As gardeners, we can’t do much about the weather, but we can do a lot about our soil. A full component of trace minerals, such as calcium, has much to do with the nutrient and flavor components of the food we grow. A soil rich in organic matter in the form of compost, in addition to buffering the effects of too much or too little water with its spongelike structure, appears to help manage any mineral deficiencies in the soil that nature gave you.
There are amendments you can buy that supply a variety of minerals. Most come directly from the sea, such as dried seaweed and crustacean meal. Others are mined from ancient sea deposits on land that was underwater in ancient times, such as greensand (glauconite) and Azomite. Cow manure provided with mineral-rich salt licks is useful, too. But usually a home compost pile made from a wide variety of high-carbon and high-nitrogen materials will be all you need.
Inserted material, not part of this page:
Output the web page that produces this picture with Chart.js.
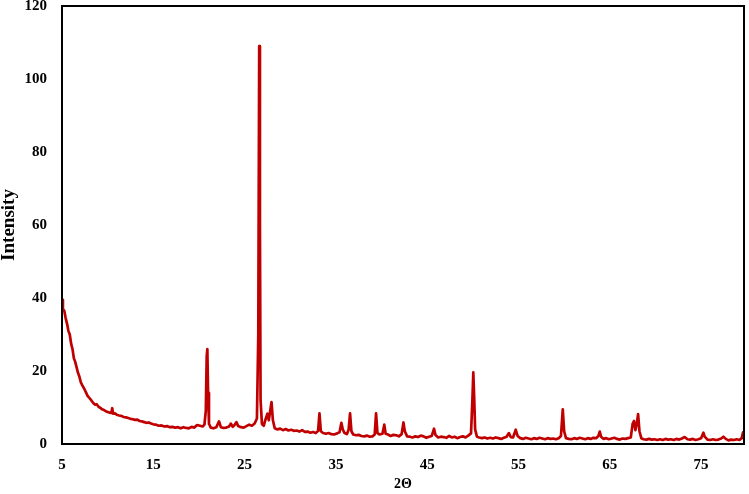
<!DOCTYPE html>
<html>
<head>
<meta charset="utf-8">
<script src="https://cdn.jsdelivr.net/npm/chart.js@4/dist/chart.umd.min.js"></script>
<style>
  html, body { margin: 0; padding: 0; background: #fff; }
  #graph-container { width: 749px; height: 494px; }
</style>
</head>
<body>
<div id="graph-container"><canvas id="xrd"></canvas></div>
<script>
// 2-theta positions (degrees) and intensities
const twoTheta = [
  5.0, 5.1, 5.25, 5.4, 5.55, 5.7, 5.85, 6.0, 6.15, 6.3, 6.45, 6.6, 6.75, 6.9, 7.05, 7.2, 7.35, 7.5, 7.65, 7.8,
  8.0, 8.2, 8.4, 8.6, 8.8, 9.0, 9.2, 9.4, 9.6, 9.8, 10.0, 10.2, 10.4, 10.5, 10.6, 10.8, 11.0, 11.25, 11.5, 11.75,
  12.0, 12.25, 12.5, 12.75, 13.0, 13.25, 13.5, 13.75, 14.0, 14.25, 14.5, 14.75, 15.0, 15.3, 15.6, 15.9, 16.2, 16.5, 16.8, 17.1,
  17.4, 17.7, 18.0, 18.3, 18.6, 18.9, 19.2, 19.5, 19.8, 20.1, 20.4, 20.6, 20.75, 20.85, 20.92, 21.0, 21.1, 21.3, 21.6, 21.9,
  22.2, 22.4, 22.7, 23.0, 23.3, 23.5, 23.7, 23.9, 24.1, 24.3, 24.6, 24.9, 25.2, 25.5, 25.8, 26.1, 26.35, 26.5, 26.6, 26.68,
  26.75, 26.9, 27.1, 27.3, 27.5, 27.65, 27.8, 27.95, 28.1, 28.3, 28.6, 28.9, 29.2, 29.5, 29.8, 30.1, 30.4, 30.7, 31.0, 31.3,
  31.6, 31.9, 32.2, 32.5, 32.8, 33.05, 33.2, 33.35, 33.6, 33.9, 34.2, 34.5, 34.8, 35.1, 35.4, 35.6, 35.75, 35.95, 36.2, 36.4,
  36.55, 36.7, 36.9, 37.2, 37.5, 37.8, 38.1, 38.4, 38.7, 39.0, 39.25, 39.4, 39.55, 39.8, 40.1, 40.3, 40.45, 40.7, 41.0, 41.3,
  41.6, 41.9, 42.2, 42.4, 42.55, 42.8, 43.1, 43.4, 43.7, 44.0, 44.3, 44.6, 44.9, 45.2, 45.5, 45.75, 45.9, 46.2, 46.5, 46.8,
  47.1, 47.4, 47.7, 48.0, 48.3, 48.6, 48.9, 49.2, 49.5, 49.8, 49.95, 50.05, 50.15, 50.25, 50.45, 50.7, 51.0, 51.3, 51.6, 51.9,
  52.2, 52.5, 52.8, 53.1, 53.4, 53.7, 53.95, 54.15, 54.4, 54.7, 54.9, 55.2, 55.5, 55.8, 56.1, 56.4, 56.7, 57.0, 57.3, 57.6,
  57.9, 58.2, 58.5, 58.8, 59.1, 59.4, 59.65, 59.85, 60.0, 60.2, 60.5, 60.8, 61.1, 61.4, 61.7, 62.0, 62.3, 62.6, 62.9, 63.2,
  63.5, 63.75, 63.9, 64.05, 64.3, 64.6, 64.9, 65.2, 65.5, 65.8, 66.1, 66.4, 66.7, 67.0, 67.3, 67.5, 67.65, 67.8, 67.95, 68.1,
  68.25, 68.45, 68.7, 69.0, 69.3, 69.6, 69.9, 70.2, 70.5, 70.8, 71.1, 71.4, 71.7, 72.0, 72.3, 72.6, 72.9, 73.2, 73.5, 73.8,
  74.1, 74.4, 74.7, 75.0, 75.25, 75.4, 75.7, 76.0, 76.3, 76.6, 76.9, 77.2, 77.45, 77.7, 78.0, 78.3, 78.6, 78.9, 79.2, 79.45,
  79.6, 79.7
];
const intensity = [
  39.5, 37, 36.5, 34.5, 33, 31, 30, 27.5, 26, 23.5, 22.5, 21, 19.5, 18.5, 17, 16.2, 15.5, 14.8, 14, 13.2,
  12.6, 12, 11.3, 10.8, 10.9, 10.2, 9.9, 9.5, 9.3, 9.0, 8.8, 8.6, 8.5, 9.8, 8.3, 8.4, 8.0, 7.8, 7.7, 7.4,
  7.3, 7.1, 6.9, 6.8, 6.6, 6.7, 6.3, 6.2, 6.0, 5.8, 5.9, 5.6, 5.4, 5.3, 5.0, 5.1, 4.8, 4.9, 4.6, 4.7,
  4.5, 4.6, 4.3, 4.6, 4.4, 4.3, 4.7, 4.5, 5.2, 5.0, 4.8, 5.3, 9, 24, 26, 14, 5.5, 4.5, 4.3, 4.6,
  6.2, 4.6, 4.4, 4.5, 4.8, 5.6, 4.7, 5.2, 6.0, 4.9, 4.6, 4.5, 4.9, 5.3, 5.0, 5.6, 7, 30, 109, 60,
  12, 5.5, 5.0, 6.8, 8.3, 6.5, 9.0, 11.5, 6.5, 4.3, 4.0, 4.2, 3.8, 4.1, 3.7, 3.9, 3.6, 3.7, 3.4, 3.8,
  3.3, 3.4, 3.1, 3.3, 3.0, 3.6, 8.4, 3.5, 3.0, 2.8, 3.0, 2.7, 2.6, 2.9, 3.2, 5.8, 4.0, 3.0, 2.7, 4.0,
  8.4, 3.5, 2.6, 2.4, 2.5, 2.2, 2.1, 2.3, 2.0, 2.1, 2.6, 8.4, 3.0, 2.6, 2.8, 5.3, 2.8, 2.6, 2.2, 2.5,
  2.4, 2.1, 2.7, 5.9, 3.5, 2.1, 2.0, 1.8, 2.1, 1.9, 2.3, 2.1, 1.7, 2.0, 2.2, 4.2, 2.5, 1.8, 2.0, 1.9,
  1.7, 2.2, 1.8, 2.0, 1.6, 1.9, 2.1, 1.8, 2.3, 2.9, 12, 19.6, 12.5, 4, 2.0, 1.8, 1.6, 1.8, 1.5, 1.7,
  1.5, 1.8, 1.6, 1.4, 1.7, 2.0, 3.0, 1.9, 1.8, 3.9, 2.2, 1.6, 1.4, 1.7, 1.5, 1.3, 1.6, 1.4, 1.7, 1.5,
  1.3, 1.6, 1.4, 1.5, 1.3, 1.6, 2.2, 9.5, 3.5, 1.6, 1.4, 1.3, 1.6, 1.4, 1.7, 1.5, 1.3, 1.6, 1.4, 1.7,
  1.6, 2.2, 3.4, 2.0, 1.4, 1.6, 1.3, 1.5, 1.7, 1.4, 1.2, 1.5, 1.4, 1.6, 1.8, 5.5, 6.3, 3.8, 5.5, 8.2,
  3.5, 1.6, 1.3, 1.2, 1.4, 1.2, 1.3, 1.1, 1.3, 1.1, 1.4, 1.2, 1.3, 1.1, 1.4, 1.2, 1.5, 1.9, 1.3, 1.2,
  1.4, 1.1, 1.3, 1.6, 3.1, 2.0, 1.2, 1.1, 1.3, 1.1, 1.2, 1.5, 2.0, 1.4, 1.0, 1.2, 1.1, 1.3, 1.1, 1.6,
  3.2, 1.8
];
const xTicks = [5, 15, 25, 35, 45, 55, 65, 75];
const yTicks = [0, 20, 40, 60, 80, 100, 120];

const serif = "'Liberation Serif', 'Times New Roman', serif";

// plain black frame round the plot area
const frame = {
  id: 'frame',
  afterDraw(chart) {
    const a = chart.chartArea;
    const c = chart.ctx;
    c.save();
    c.strokeStyle = '#000';
    c.lineWidth = 2;
    c.strokeRect(a.left, a.top, a.right - a.left, a.bottom - a.top);
    c.restore();
  }
};

const ctx = document.getElementById('xrd');
new Chart(ctx, {
  type: 'line',
  data: {
    datasets: [{
      data: twoTheta.map((x, i) => ({ x: x, y: intensity[i] })),
      borderColor: '#c00000',
      borderWidth: 2.7,
      borderJoinStyle: 'round',
      pointRadius: 0,
      fill: false,
      tension: 0
    }]
  },
  options: {
    responsive: true,
    maintainAspectRatio: false,
    animation: false,
    layout: { padding: { top: 6, right: 5, left: 0, bottom: 0 } },
    plugins: {
      legend: { display: false },
      tooltip: { enabled: false }
    },
    scales: {
      x: {
        type: 'linear',
        min: 5,
        max: 79.7,
        grid: { display: false, drawTicks: false },
        border: { display: false },
        afterBuildTicks: (s) => { s.ticks = xTicks.map(v => ({ value: v })); },
        afterFit: (s) => { s.height = 50; s.paddingLeft = 0; s.paddingRight = 0; },
        ticks: {
          color: '#000',
          padding: 12,
          maxRotation: 0,
          font: { family: serif, size: 15, weight: 'bold' }
        },
        title: {
          display: true,
          text: '2Θ',
          color: '#000',
          padding: { top: 0, bottom: 1 },
          font: { family: serif, size: 14, weight: 'bold' }
        }
      },
      y: {
        min: 0,
        max: 120,
        grid: { display: false, drawTicks: false },
        border: { display: false },
        afterBuildTicks: (s) => { s.ticks = yTicks.map(v => ({ value: v })); },
        afterFit: (s) => { s.width = 62; s.paddingTop = 0; s.paddingBottom = 0; },
        ticks: {
          color: '#000',
          padding: 15,
          font: { family: serif, size: 15, weight: 'bold' }
        },
        title: {
          display: true,
          text: 'Intensity',
          color: '#000',
          padding: 0,
          font: { family: serif, size: 19, weight: 'bold', lineHeight: 1 }
        }
      }
    }
  },
  plugins: [frame]
});
</script>
</body>
</html>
The ultimate test, though, is how your vegetables taste to you, and what may taste bitter, sour or hot may seem mild or even sweet to someone else. Many folks are drawn to extreme flavors, or can learn to be, after longer exposure.
Try everything. Spend an extra few bucks and choose two varieties of a crop each year. Grow them well, cook them well and arrange a family taste test. Then take a vote. After that, the negotiations are up to you.
A small- to medium-fruited tomato plant that has outgrown its cage or stake can be trimmed with hedge shears. A robust, healthy plant will soon set another round of blooms and fruit. With large-fruited plants, especially heirlooms, trim back wayward stems that have yet to fruit but leave developing tomatoes. Feed plants after pruning.